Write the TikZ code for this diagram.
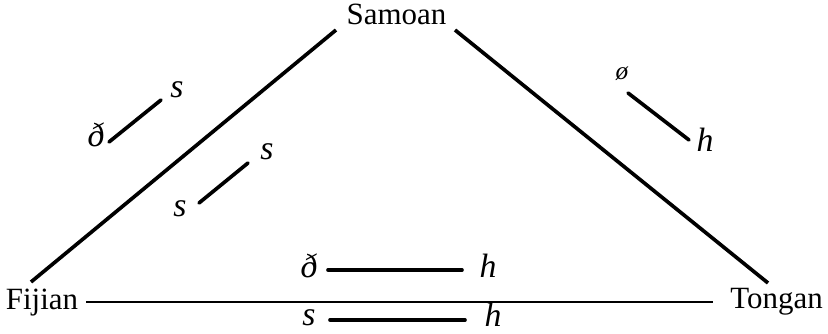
\documentclass[tikz,border=0pt]{standalone}
\usepackage{fontspec}
\setmainfont{Liberation Serif}
\usepackage{tikz}
\usetikzlibrary{positioning}
\tikzset{
  lang/.style={font=\fontsize{11}{13}\selectfont, inner sep=0pt, anchor=base},
  snd/.style={font=\fontsize{12}{14}\selectfont\itshape, inner sep=0pt, anchor=base},
  side/.style={line width=1.3pt},
  base/.style={line width=0.8pt},
  corr/.style={line width=1.3pt, line cap=round}
}

\begin{document}
\begin{tikzpicture}[x=0.0125cm, y=-0.0125cm]
\useasboundingbox (0,0) rectangle (828,334);
% languages
\node[lang] (samoan) at (396.5,25) {Samoan};
\node[lang] (fijian) at (42,310) {Fijian};
\node[lang] (tongan) at (776.5,309) {Tongan};
% triangle
\coordinate (sL) at (336,30);
\coordinate (fU) at (31,282);
\coordinate (sR) at (455,30);
\coordinate (tU) at (768,283);
\coordinate (fR) at (86,302);
\coordinate (tL) at (713,302);
\draw[side] (sL) -- (fU);
\draw[side] (sR) -- (tU);
\draw[base] (fR) -- (tL);
% Fijian - Samoan
\node[snd] (eth1) at (96,147) {ð};
\node[snd] (s1) at (177,98) {s};
\coordinate (a1) at (109,142);
\coordinate (a2) at (161,100);
\draw[corr] (a1) -- (a2);
\node[snd] (s2) at (180,217) {s};
\node[snd] (s3) at (267,160) {s};
\coordinate (b1) at (199,203);
\coordinate (b2) at (248,163);
\draw[corr] (b1) -- (b2);
% Samoan - Tongan
\node[snd, font=\fontsize{9}{11}\selectfont\itshape] (zero) at (622,80) {ø};
\node[snd] (h1) at (705,152) {h};
\coordinate (c1) at (628,93);
\coordinate (c2) at (689,140);
\draw[corr] (c1) -- (c2);
% Fijian - Tongan
\node[snd] (eth2) at (309,277) {ð};
\node[snd] (h2) at (488,277) {h};
\coordinate (d1) at (328,270);
\coordinate (d2) at (462,270);
\draw[corr] (d1) -- (d2);
\node[snd] (s4) at (309,326) {s};
\node[snd] (h3) at (493,327) {h};
\coordinate (e1) at (330,320);
\coordinate (e2) at (465,320);
\draw[corr] (e1) -- (e2);
\end{tikzpicture}
\end{document}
******
◆ What is expected ◆
Copy out all the data without changing anything, and drop the pictures.

◆ Completed exercise ◆
Write the TikZ code for this diagram.
\documentclass[tikz,border=0pt]{standalone}
\usepackage{fontspec}
\setmainfont{Liberation Serif}
\usepackage{tikz}
\usetikzlibrary{positioning}
\tikzset{
  lang/.style={font=\fontsize{11}{13}\selectfont, inner sep=0pt, anchor=base},
  snd/.style={font=\fontsize{12}{14}\selectfont\itshape, inner sep=0pt, anchor=base},
  side/.style={line width=1.3pt},
  base/.style={line width=0.8pt},
  corr/.style={line width=1.3pt, line cap=round}
}

\begin{document}
\begin{tikzpicture}[x=0.0125cm, y=-0.0125cm]
\useasboundingbox (0,0) rectangle (828,334);
% languages
\node[lang] (samoan) at (396.5,25) {Samoan};
\node[lang] (fijian) at (42,310) {Fijian};
\node[lang] (tongan) at (776.5,309) {Tongan};
% triangle
\coordinate (sL) at (336,30);
\coordinate (fU) at (31,282);
\coordinate (sR) at (455,30);
\coordinate (tU) at (768,283);
\coordinate (fR) at (86,302);
\coordinate (tL) at (713,302);
\draw[side] (sL) -- (fU);
\draw[side] (sR) -- (tU);
\draw[base] (fR) -- (tL);
% Fijian - Samoan
\node[snd] (eth1) at (96,147) {ð};
\node[snd] (s1) at (177,98) {s};
\coordinate (a1) at (109,142);
\coordinate (a2) at (161,100);
\draw[corr] (a1) -- (a2);
\node[snd] (s2) at (180,217) {s};
\node[snd] (s3) at (267,160) {s};
\coordinate (b1) at (199,203);
\coordinate (b2) at (248,163);
\draw[corr] (b1) -- (b2);
% Samoan - Tongan
\node[snd, font=\fontsize{9}{11}\selectfont\itshape] (zero) at (622,80) {ø};
\node[snd] (h1) at (705,152) {h};
\coordinate (c1) at (628,93);
\coordinate (c2) at (689,140);
\draw[corr] (c1) -- (c2);
% Fijian - Tongan
\node[snd] (eth2) at (309,277) {ð};
\node[snd] (h2) at (488,277) {h};
\coordinate (d1) at (328,270);
\coordinate (d2) at (462,270);
\draw[corr] (d1) -- (d2);
\node[snd] (s4) at (309,326) {s};
\node[snd] (h3) at (493,327) {h};
\coordinate (e1) at (330,320);
\coordinate (e2) at (465,320);
\draw[corr] (e1) -- (e2);
\end{tikzpicture}
\end{document}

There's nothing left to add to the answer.